Regal argues that our reversal of some of the district court's rulings entitles it to attorney fees under the REPC, which provides that "[i]n any action arising out of this Contract, the prevailing party shall be entitled to costs and reasonable attorney's fees." This request is premature. At this time, we have no basis for awarding attorney fees or for providing instruction that attorney fees should be awarded. Whether any party will be entitled to attorney fees is a matter for the district court to determine, in the first instance, when this litigation is concluded. Crank v. Utah Jud. Council, 2001 UT 8, ¶ 44 n.18, 20 P.3d 307 ("The question of entitlement to fees at the trial court level has not yet been determined. Thus, any appropriate award of attorney fees on appeal is dependent upon that determination and should be assessed by the district court on remand.").
CONCLUSION
¶60 The district court correctly denied part of Regal's motion for partial summary judgment, because fact questions regarding the intent of the parties remain to be litigated and determined with regard to interpretation of the REPC's price reduction provision and with regard to which documents, exactly, must be approved in order to trigger Addendum 2's 45-day closing deadline. To that extent, we affirm the rulings of the district court.

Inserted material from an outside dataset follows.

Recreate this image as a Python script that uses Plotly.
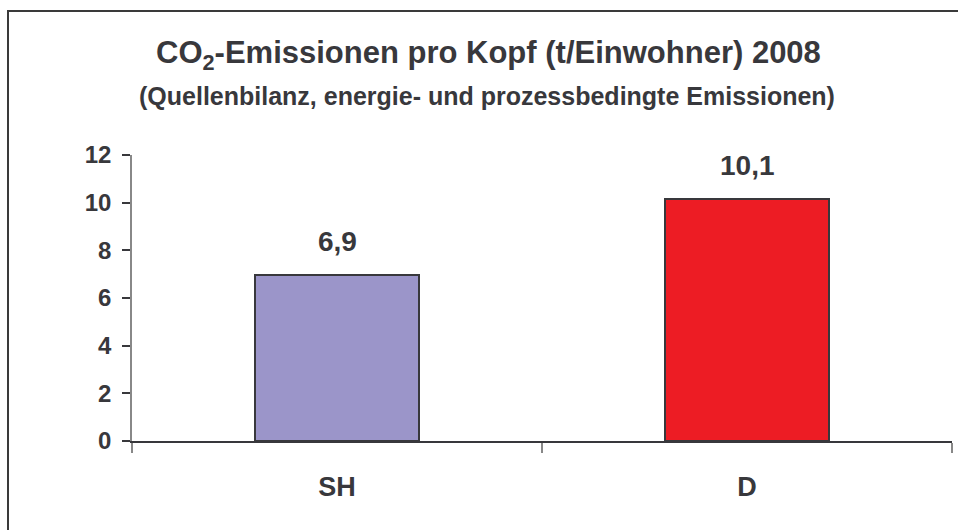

¶61 But the district court erred by declaring, as a matter of law at this stage of the litigation, that the REPC's price provisions are too vague and indefinite to support an order of specific performance. The court also erred by determining that Addendum 2's closing deadline had been triggered by the City's approval of Enlaw's MDA; we hold, as a matter of law, that it had not. Based on these conclusions, we reverse the district court's grant of Enlaw's motion for partial summary judgment, and thereby reinstate, pending further litigation, Regal's claim for specific performance of the REPC. We also reverse the court's denial of Regal's motion for partial summary judgment, as concerns its second request for relief-its assertion that the 45-day closing deadline was not triggered by the City's approval of the MDA-and we remand this matter with instructions to grant Regal's motion in this particular respect. Furthermore, and also based on these conclusions, we reverse the court's decision to order Regal to release the lis pendens.
¶62 We therefore remand the case to the district court for further proceedings, consistent with this opinion, aimed at resolving the remaining ambiguities in the REPC according to the parties' original contracting intentions.